All documents which would before the appointed day, have been evidence in respect of any matter for or against a transferor company shall be admissible in evidence in respect of the same matter for or against the Bank.
(1)In this section “books” shall be construed in accordance with section 9(2) of the Bankers' Books Evidence Act 1879 (c. 11).
(2)On and from an appointed day, the said Act of 1879 shall apply to the books of a transferor company transferred to the Bank by virtue of this Act, and to entries made in those books before the appointed day, as if such books were books of the Bank.
(3)For the purposes of section 4 of the said Act of 1879, books so transferred to the Bank shall be deemed to have been the ordinary books of the Bank at the time of the making of any entry therein which purports to have been made before the appointed day, and any such entry shall be deemed to have been made in the usual and ordinary course of business.
(1)The transfer of any property or liability by virtue of this Act shall not—
(a)constitute a purchase or creation of an interest in land for the purposes of section 30 (2) of the Landlord and Tenant Act 1954 (c. 56) or constitute a relevant disposal within the meaning of section 4 of the Landlord and Tenant Act 1987 (c. 31) for the purposes of that Act; or
(b)constitute an assignment, transfer, devolution, alienation, parting with possession or other disposition of or dealing with property or of an interest in property for the purposes of any provision in any instrument, contract or order of any court concerning that property or that interest; or
(c)give rise to any forfeiture; or
(d)invalidate or discharge any contract, security interest or other thing; or
(e)require further registration in respect of any security interest; or
(f)cause or enable the benefit of any contract, permission, licence or privilege enjoyed by the transferor company or the Bank to be lost or surrendered or otherwise affected, or require the disposal by the transferor company or the Bank of any interest, otherwise than as provided for in this Act; or
(g)relieve any person under an obligation to the transferor company of a corresponding obligation to the Bank, or
(h)constitute a breach of, or default under, or require any obligation to be performed sooner or later than would have otherwise have been the case under, any contract or instrument to which the Bank or the transferor company is a party or by which it is bound; or
(i)allow any party to any contract to which the Bank or the transferor company is a party to terminate that contract when he would not otherwise have been able to terminate it; or
(j)operate so as to merge any leasehold interest in the reversion expectant on it; or
(k)entitle any party to any contract to which the Bank or the transferor company is a party to vary the terms of that contract when he would not otherwise have been able to vary those terms or confer a right of benefit on him which he would not otherwise have had; or
(l)confer any greater or lesser rights or benefits, or impose any greater or lesser obligations, on any party to any contract to which the transferor company or the Bank is a party when any such greater or lesser rights, benefits or obligations would not otherwise have been conferred or imposed.

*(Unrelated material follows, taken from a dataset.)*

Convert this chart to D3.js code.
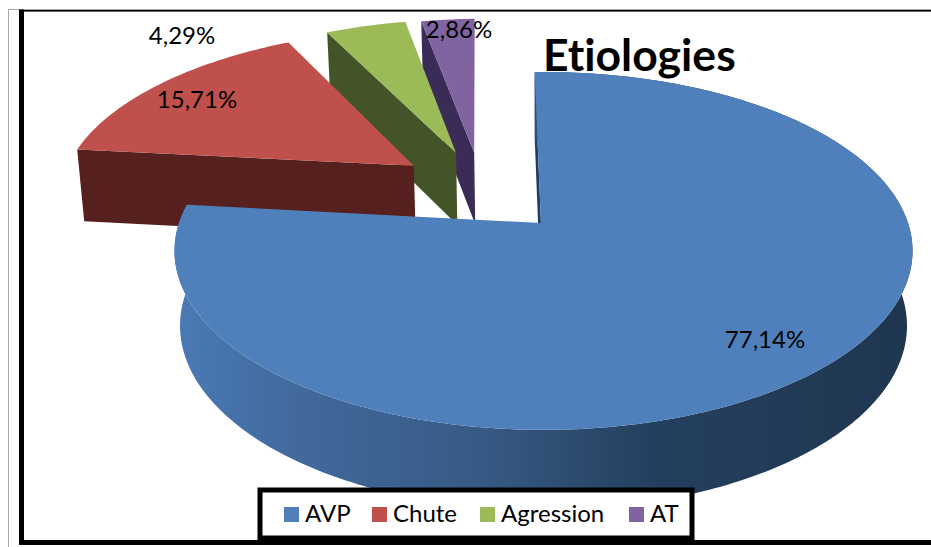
<!DOCTYPE html>
<html><head><meta charset="utf-8">
<script src="https://cdn.jsdelivr.net/npm/d3@7"></script>
<style>html,body{margin:0;padding:0;background:#fff;overflow:hidden}svg{display:block}text{font-family:Lato,"Noto Sans",sans-serif;fill:#000;font-variant-ligatures:none}</style>
</head><body>
<svg id="c" width="931" height="547"></svg>
<script>
const categories = ["AVP","Chute","Agression","AT"];
const values = [77.14,15.71,4.29,2.86];
const topColors = ["#4f80bc","#bf504c","#9bbb59","#8064a2"];
const wallColors = ["#1f3d62","#55201e","#435428","#3a2c57"];
const explodeX = [0,-0.375,-0.256,-0.203];
const explodeY = [0,-0.345,-0.427,-0.431];
const hubShiftX = [-0.007,0,0,0];
const labelPos = [[765,340],[197,100],[182,36],[459,30]];
const legendSwatchX = [284,372,480,629];
const sideStops = [[0,"#4a7ab5"],[0.17,"#41699c"],[0.42,"#375a84"],[0.65,"#24405f"],[1,"#1f3650"]];

const svg = d3.select("#c");
const k = 0.156, cx = 543.5, cy = 223;
const sx = d3.scaleLinear().domain([-1,1]).range([cx-364.5,cx+364.5]);
const sy = d3.scaleLinear().domain([-1,1]).range([cy-174.6,cy+174.6]);
const depth = 74, depthX = 0.985, depthY = 1.03;

function project(X,Y,low){
  const s = 1/(1-k*Y);
  let x = sx(X*s), y = sy(Y*s);
  if(low){ x = cx+(x-cx)*depthX; y = cy+depth+(y-cy)*depthY; }
  return [x,y];
}
const startDeg = -1.6;
const pie = d3.pie().sort(null).value(d=>d)
  .startAngle(startDeg*Math.PI/180).endAngle(2*Math.PI+startDeg*Math.PI/180);
const arcs = pie(values);
const line = d3.line().x(d=>d[0]).y(d=>d[1]);

const defs = svg.append("defs");
const grad = defs.append("linearGradient").attr("id","side")
  .attr("gradientUnits","userSpaceOnUse").attr("x1",175).attr("x2",905).attr("y1",0).attr("y2",0);
sideStops.forEach(s=>grad.append("stop").attr("offset",s[0]).attr("stop-color",s[1]));

function rim(i){
  const a = arcs[i], n = Math.max(8,Math.ceil((a.endAngle-a.startAngle)*60));
  return d3.range(n+1).map(j=>{
    const t = a.startAngle+(a.endAngle-a.startAngle)*j/n;
    return [explodeX[i]+Math.sin(t),explodeY[i]-Math.cos(t)];
  });
}
function drawSlice(i){
  const g = svg.append("g");
  const rimPts = rim(i);
  const top = p=>project(p[0],p[1],false), low = p=>project(p[0],p[1],true);
  const apex = [explodeX[i]+hubShiftX[i],explodeY[i]], first = rimPts[0];
  g.append("path").attr("d",line([top(apex),top(first),low(first),low(apex)])+"Z").attr("fill",wallColors[i]);
  if(i===0){
    g.append("path").attr("d",line(rimPts.map(top).concat(rimPts.slice().reverse().map(low)))+"Z")
      .attr("fill","url(#side)");
  }
  g.append("path").attr("d",line([top(apex)].concat(rimPts.map(top)))+"Z").attr("fill",topColors[i]);
}
[3,2,1,0].forEach(drawSlice);

const fmt = d3.format(".2f");
svg.selectAll("text.lab").data(values).join("text").attr("class","lab")
  .attr("x",(d,i)=>labelPos[i][0]).attr("y",(d,i)=>labelPos[i][1]+8)
  .attr("text-anchor","middle").attr("font-size",24)
  .text(d=>fmt(d).replace(".",",")+"%");

svg.append("text").attr("x",543).attr("y",71).attr("font-size",44.5).attr("font-weight",700).text("Etiologies");

// frame
svg.append("path").attr("d","M8.5 547V9.5H931").attr("fill","none").attr("stroke","#a8a8a8").attr("stroke-width",1);
svg.append("rect").attr("x",19).attr("y",9.5).attr("width",5).attr("height",535).attr("fill","#000");
svg.append("rect").attr("x",19).attr("y",10).attr("width",912).attr("height",1.6).attr("fill","#000");
svg.append("rect").attr("x",19).attr("y",540).attr("width",912).attr("height",5).attr("fill","#000");

// legend
svg.append("rect").attr("x",260).attr("y",490).attr("width",432).attr("height",48)
  .attr("fill","#fff").attr("stroke","#000").attr("stroke-width",5);
const lg = svg.selectAll("g.lg").data(categories).join("g").attr("class","lg");
lg.append("rect").attr("x",(d,i)=>legendSwatchX[i]).attr("y",507).attr("width",15).attr("height",15)
  .attr("fill",(d,i)=>topColors[i]);
lg.append("text").attr("x",(d,i)=>legendSwatchX[i]+21).attr("y",522).attr("font-size",24).text(d=>d);
</script>
</body></html>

(2)Paragraphs (c) to (l) of subsection (1) above shall apply to subsidiaries of the transferor company and subsidiaries of the Bank as they apply to the transferor company and the Bank respectively.
The transfer to the Bank of an appointed undertaking by virtue of this Act shall have no effect on the Bank’s rights under the note issue enactments.

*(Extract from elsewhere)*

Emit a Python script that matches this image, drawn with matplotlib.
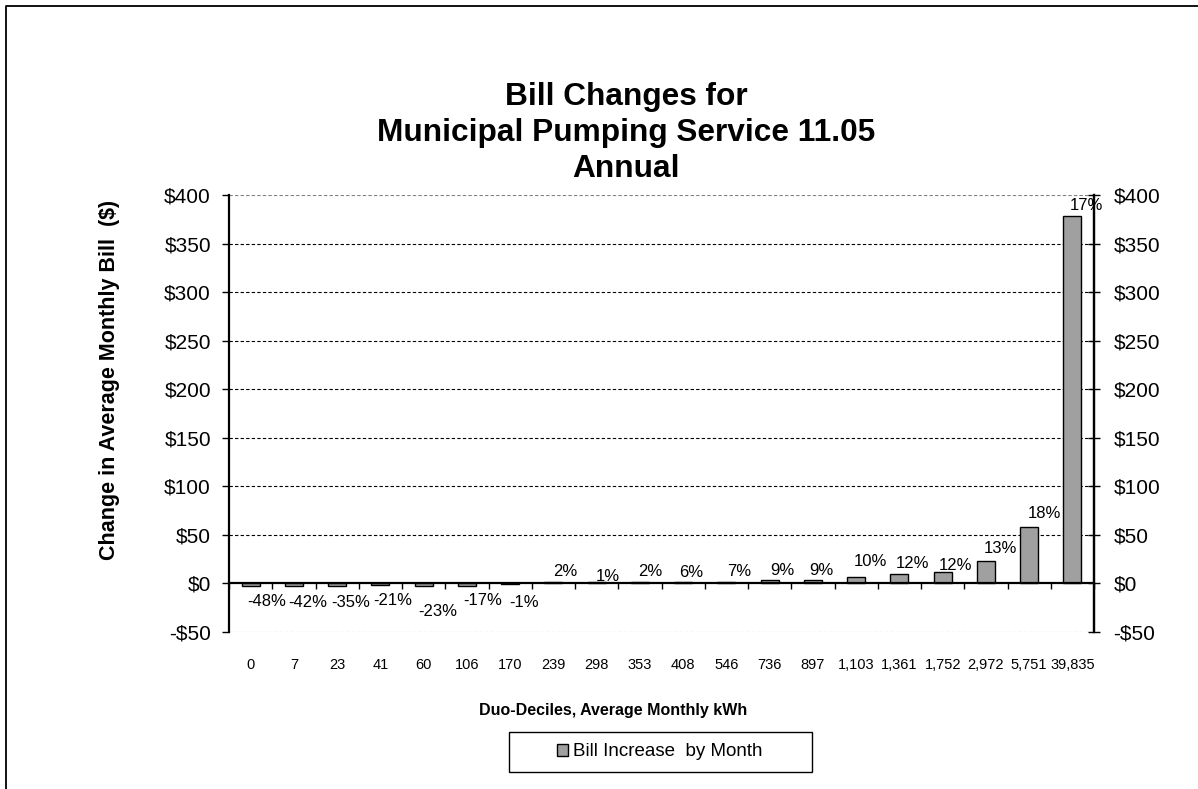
import matplotlib
matplotlib.use("Agg")
import matplotlib.pyplot as plt
from matplotlib.patches import Rectangle
from matplotlib.lines import Line2D
import numpy as np

plt.rcParams['font.family'] = ['Liberation Sans', 'DejaVu Sans']

# Duo-decile boundaries (average monthly kWh)
categories = ["0", "7", "23", "41", "60", "106", "170", "239", "298", "353",
              "408", "546", "736", "897", "1,103", "1,361", "1,752", "2,972",
              "5,751", "39,835"]
# Change in average monthly bill ($)
bill_change = [-2.5, -2.5, -2.5, -1.5, -2.5, -2.5, -1.0, 1.5, 1.0, 1.5,
               1.7, 1.7, 4.0, 4.0, 7.0, 9.5, 12.0, 23.0, 58.0, 378.0]
# Percent change labels
pct_labels = ["-48%", "-42%", "-35%", "-21%", "-23%", "-17%", "-1%", "2%", "1%", "2%",
              "6%", "7%", "9%", "9%", "10%", "12%", "12%", "13%", "18%", "17%"]
y_ticks = [-50, 0, 50, 100, 150, 200, 250, 300, 350, 400]

# label placement (x offset in px, label centre in $)
lab_dx_px = [16, 14, 14, 12, 14, 16, 14, 12, 11, 10, 8.5, 13, 13, 9, 14, 13, 13, 14.6, 15, 14]
lab_y = [-18.2, -19.2, -19.2, -17.2, -28.5, -17.2, -19.2, 12.7, 7.5, 11.9,
         11.6, 11.9, 13.0, 13.0, 22.2, 20.9, 18.8, 36.3, 72.4, 389.5]

W, H = 1198, 789
fig = plt.figure(figsize=(W / 100, H / 100), dpi=100)

# outer chart frame
fig.add_artist(Line2D([6 / W, 6 / W, 1.0], [0.0, 1 - 6 / H, 1 - 6 / H],
                      transform=fig.transFigure, color='black', lw=1.3))

ax_l, ax_r, ax_t, ax_b = 229, 1094, 195, 632
ax = fig.add_axes([ax_l / W, 1 - ax_b / H, (ax_r - ax_l) / W, (ax_b - ax_t) / H])

x = np.arange(len(categories))
bar_color = '#a0a0a0'
ax.bar(x, bill_change, width=0.42, color=bar_color, edgecolor='black', linewidth=1.0,
       zorder=3, label='Bill Increase  by Month')

ax.set_xlim(-0.5, len(categories) - 0.5)
ax.set_ylim(-50, 400)

# y gridlines
for v in y_ticks:
    if v == 0:
        continue
    c = '#808080' if v in (-50, 400) else 'black'
    ax.axhline(v, color=c, lw=0.8, ls=(0, (3, 2)), zorder=1)

# spines
ax.spines['top'].set_visible(False)
ax.spines['bottom'].set_position(('data', 0))
for s in ('left', 'right', 'bottom'):
    ax.spines[s].set_linewidth(1.6)
    ax.spines[s].set_color('black')
ax.spines['bottom'].set_zorder(4)

# x axis: category labels below plot, boundary ticks at the zero line
ax.set_xticks(x)
ax.set_xticklabels(categories, fontsize=10.5)
ax.tick_params(axis='x', which='major', length=0, pad=54)
ax.set_xticks(np.arange(len(categories) + 1) - 0.5, minor=True)
ax.tick_params(axis='x', which='minor', length=4, width=1, direction='out', color='black')

# left y axis
ax.set_yticks(y_ticks)
ax.set_yticklabels(["-$50" if v < 0 else f"${v}" for v in y_ticks], fontsize=15)
ax.tick_params(axis='y', length=5, width=1, direction='out', pad=8)

# right y axis
ax2 = ax.twinx()
ax2.set_ylim(ax.get_ylim())
ax2.set_yticks(y_ticks)
ax2.set_yticklabels(["-$50" if v < 0 else f"${v}" for v in y_ticks], fontsize=15)
ax2.tick_params(axis='y', length=8, width=1, direction='inout', pad=10)
for s in ('top', 'bottom', 'left'):
    ax2.spines[s].set_visible(False)
ax2.spines['right'].set_linewidth(1.6)

# data labels
px_per_cat = (ax_r - ax_l) / len(categories)
for i, (lab, dx, ly) in enumerate(zip(pct_labels, lab_dx_px, lab_y)):
    ax.text(x[i] + dx / px_per_cat, ly, lab, ha='center', va='center', fontsize=12, zorder=5)

ax.set_ylabel("Change in Average Monthly Bill  ($)", fontsize=15.5, fontweight='bold')
ax.yaxis.set_label_coords((120 - ax_l) / (ax_r - ax_l), (ax_b - 380) / (ax_b - ax_t))

fig.text(613 / W, 1 - 711 / H, "Duo-Deciles, Average Monthly kWh", ha='center', va='center',
         fontsize=11.5, fontweight='bold')

fig.text(626 / W, 1 - 133 / H, "Bill Changes for\nMunicipal Pumping Service 11.05\nAnnual",
         ha='center', va='center', fontsize=22.8, fontweight='bold', linespacing=1.25)

# legend box
lx0, lx1, ly0, ly1 = 509, 812, 732, 772
fig.add_artist(Rectangle((lx0 / W, 1 - ly1 / H), (lx1 - lx0) / W, (ly1 - ly0) / H,
                         transform=fig.transFigure, fill=False, edgecolor='black', lw=1.0))
fig.legend(loc='center', bbox_to_anchor=(660 / W, 1 - 752 / H), frameon=False,
           fontsize=13.5, handlelength=0.55, handleheight=0.55, handletextpad=0.3)

fig.savefig("out.png", dpi=100)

(1)The directors of CMIG may appoint a day to be the appointed day for the undertaking of the Society for the purposes of this Part.

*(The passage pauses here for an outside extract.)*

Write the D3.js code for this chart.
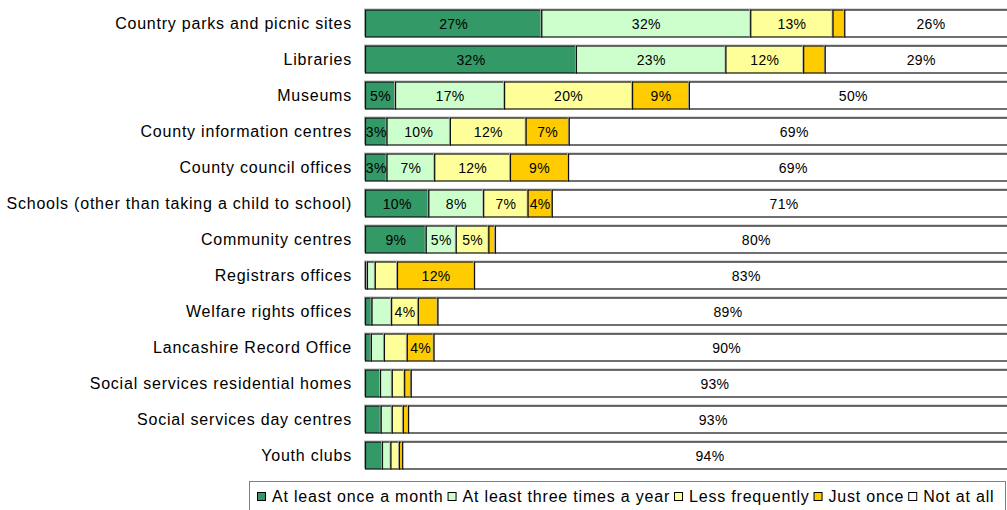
<!DOCTYPE html>
<html>
<head>
<meta charset="utf-8">
<script src="https://cdn.jsdelivr.net/npm/d3@7"></script>
<style>
  html, body { margin: 0; padding: 0; background: #fff; }
  svg { display: block; font-family: "Liberation Sans", Arial, sans-serif; }
</style>
</head>
<body>
<svg id="chart" width="1007" height="510"></svg>
<script>
// Facilities used, share of respondents (%) by how often they visit
const categories = [
  "Country parks and picnic sites",
  "Libraries",
  "Museums",
  "County information centres",
  "County council offices",
  "Schools (other than taking a child to school)",
  "Community centres",
  "Registrars offices",
  "Welfare rights offices",
  "Lancashire Record Office",
  "Social services residential homes",
  "Social services day centres",
  "Youth clubs"
];
const seriesNames = ["At least once a month", "At least three times a year", "Less frequently", "Just once", "Not at all"];
const atLeastMonthly   = [27.0, 32.3,  4.6,  3.3,  3.3,  9.7,  9.3,  0.3,  1.0,  0.9,  2.3,  2.4,  2.6];
const threeTimesYear   = [32.0, 22.9, 16.7,  9.7,  7.3,  8.4,  4.6,  1.2,  3.0,  2.0,  1.8,  1.7,  1.3];
const lessFrequently   = [12.6, 11.9, 19.6, 11.6, 11.6,  6.8,  5.0,  3.4,  4.1,  3.5,  1.9,  1.7,  1.3];
const justOnce         = [ 1.8,  3.3,  8.7,  6.6,  8.9,  3.7,  1.0, 11.8,  3.0,  4.1,  1.0,  0.8,  0.5];
const notAtAll         = [26.4, 29.4, 50.2, 68.9, 68.8, 71.0, 79.9, 83.2, 88.8, 89.6, 93.0, 93.3, 94.1];

const seriesValues = [atLeastMonthly, threeTimesYear, lessFrequently, justOnce, notAtAll];
const colors = ["#339966", "#ccffcc", "#ffff99", "#ffcc00", "#ffffff"];

const svg = d3.select("#chart");

const x = d3.scaleLinear().domain([0, 100]).range([365, 1018]);
const y = d3.scaleBand().domain(categories).range([5, 473]).paddingInner(0.25).paddingOuter(0.125);

// stacked segments
const rows = categories.map((c, i) => {
  const r = { category: c };
  seriesNames.forEach((s, k) => { r[s] = seriesValues[k][i]; });
  return r;
});
const stacked = d3.stack().keys(seriesNames)(rows);

const pct = v => Math.round(v) + "%";
// smaller segments carry no value label
const showLabel = (k, v) => k === 4 || v >= (k === 0 ? 3 : 3.6);

const groups = svg.append("g").selectAll("g")
  .data(stacked)
  .join("g")
  .attr("fill", (d, k) => colors[k]);

// soft grey edge around each segment
groups.selectAll("rect.edge")
  .data(d => d)
  .join("rect")
  .attr("class", "edge")
  .attr("x", d => x(d[0]) - 0.5)
  .attr("y", d => y(d.data.category) - 0.5)
  .attr("width", d => x(d[1]) - x(d[0]))
  .attr("height", y.bandwidth())
  .attr("fill", "none")
  .attr("stroke", "#b5b5b5")
  .attr("stroke-width", 1);

groups.selectAll("rect.seg")
  .data(d => d)
  .join("rect")
  .attr("class", "seg")
  .attr("x", d => x(d[0]) + 0.5)
  .attr("y", d => y(d.data.category) + 0.5)
  .attr("width", d => x(d[1]) - x(d[0]))
  .attr("height", y.bandwidth())
  .attr("stroke", "#111")
  .attr("stroke-width", 1.2);

// value labels
stacked.forEach((layer, k) => {
  svg.append("g").selectAll("text")
    .data(layer.filter(d => showLabel(k, d[1] - d[0])))
    .join("text")
    .attr("x", d => (x(d[0]) + x(d[1])) / 2 + 0.5)
    .attr("y", d => y(d.data.category) + y.bandwidth() / 2 + 1)
    .attr("text-anchor", "middle")
    .attr("dominant-baseline", "central")
    .attr("font-size", 14)
    .attr("letter-spacing", 0.3)
    .attr("fill", "#000")
    .text(d => pct(d[1] - d[0]));
});

// category axis labels
const yAxis = d3.axisLeft(y).tickSize(0).tickPadding(13);
const yg = svg.append("g").attr("transform", `translate(365,0)`).call(yAxis);
yg.select(".domain").remove();
yg.selectAll("text")
  .attr("font-size", 16)
  .attr("letter-spacing", 0.78)
  .attr("dy", "0.4em")
  .attr("font-family", "'Liberation Sans', Arial, sans-serif")
  .attr("fill", "#000");

// legend
const legend = svg.append("g");
legend.append("rect")
  .attr("x", 249.5).attr("y", 481.5)
  .attr("width", 756).attr("height", 40)
  .attr("fill", "#fff")
  .attr("stroke", "#808080")
  .attr("stroke-width", 1);

let lx = 257;
seriesNames.forEach((name, k) => {
  legend.append("rect")
    .attr("x", lx + 0.5).attr("y", 492.5)
    .attr("width", 8).attr("height", 8)
    .attr("fill", colors[k])
    .attr("stroke", "#000")
    .attr("stroke-width", 1);
  const t = legend.append("text")
    .attr("x", lx + 15).attr("y", 502)
    .attr("font-size", 16)
    .attr("letter-spacing", 0.8)
    .attr("fill", "#000")
    .text(name);
  lx = lx + 15 + t.node().getComputedTextLength() + 4;
});
</script>
</body>
</html>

(2)Where a day is appointed under subsection (1) above the provisions of this Part set out in subsection (3) shall apply as if—
(a)the day had been appointed under section 9 (appointed day) above;
(b)references in the provisions to the appointed undertaking were references to the undertaking of the Society;
(c)references in the provisions to the transferor company or transferor companies were references to the Society; and
(d)references in the provisions to the Bank were references to CMIG.
(3)The provisions referred to in subsection (2) are—
Section 9(3) and (4);
Sections 10 and 11;
Section 12(1) to (6) and (8) to (23);
Section 13;
Sections 14 and 15 (save that references to the financial year of the Bank shall be treated as references to a financial year determined in accordance with the provisions of section 223 of the 1985 Act); and
Sections 16 to 19 and 21.
(4)On the day appointed under subsection (1) above—
(a)the Society shall be dissolved; and
(b)the enactments set out in Part 2 of Schedule 2 shall be repealed.